Furore over hunger-strike art
A row has erupted in the Irish midlands over an artwork featuring messages written by republican hunger strikers in Long Kesh Prison.
Longford artist Shane Cullen has defended his work, which is featured in Athlone’s new Luan Gallery, pointing out that its content as a matter of historical record.
He said the prisoners’ writings allowed the public an insight into history.
The large piece features messages which were written on cigarette papers and smuggled to and from prisoners during the 1981 Hunger Strike in which ten republican prisoners died.
Fine Gael councillor Mark Cooney, son of former justice minister Paddy Cooney, tabled a motion at Monday night’s town council meeting seeking the artwork’s removal.
Mr Cooney had argued that the installation was offensive to members of the 26 County police, prison guards, and others affected by the conflict in the North.
Sinn Fein representative, Paul Hogan, dismissed Mr Cooney’s motion as “censorship”.
During the meeting, it was revealed that around 1,200 people had visited the gallery since it opened less than two months ago, and that only three had recorded objections to the artwork.
A polarisation of political opinion in the midlands has long put republicans into sharp conflict with right-wing elements.
The motion was backed by Mark Cooney’s father, Paddy, who served as a highly controversial 26-County justice minister between 1973 and 1977.
Cooney is notorious for his links to the Garda ‘Heavy Gang’, which violently suppressed Irish republicanism in the 70s. He also once ordered the coffin of hunger strike victim Frank Stagg to be covered in concrete, to prevent his burial in a republican plot.
Athlone Sinn Fein Councillor Paul Hogan branded the motion a narrow minded attack on Irish art and an attempt to censor history.
He said Shane Cullen is a highly respected artist who has exhibited internationally.

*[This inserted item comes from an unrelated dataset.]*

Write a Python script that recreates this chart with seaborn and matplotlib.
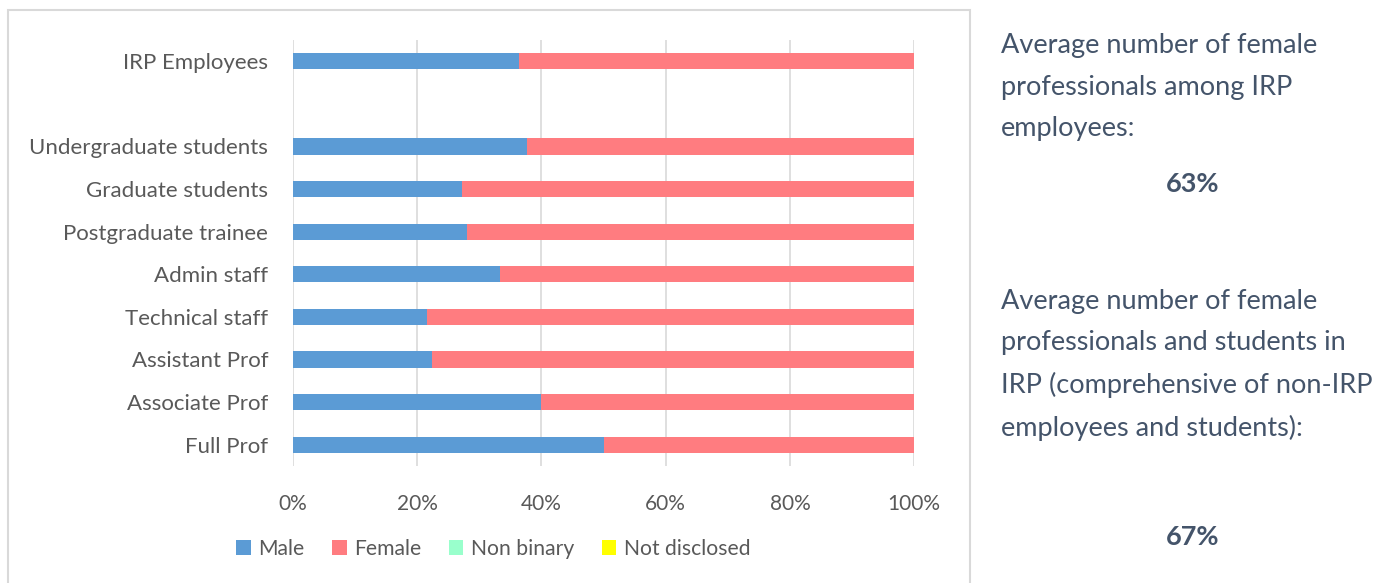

“This work has been exhibited in many places including London,” he said, and pointed out that Cullen’s best known work is a piece on the Good Friday peace Agreement.
“Councillor Cooney is asking this council to censor a piece based on the tragic events in the prisons in the North in the 1980s, events that were milestones in Irish history.
“The first person to raise this issue was none other than former Minister Paddy Cooney, a member of a government in the 1970s notorious for political censorship of the media.
“Facing up to the legacy of our country’s history is a responsibility we all share, no matter how uncomfortable some aspects may be for some people. Censoring history is never the way forward.”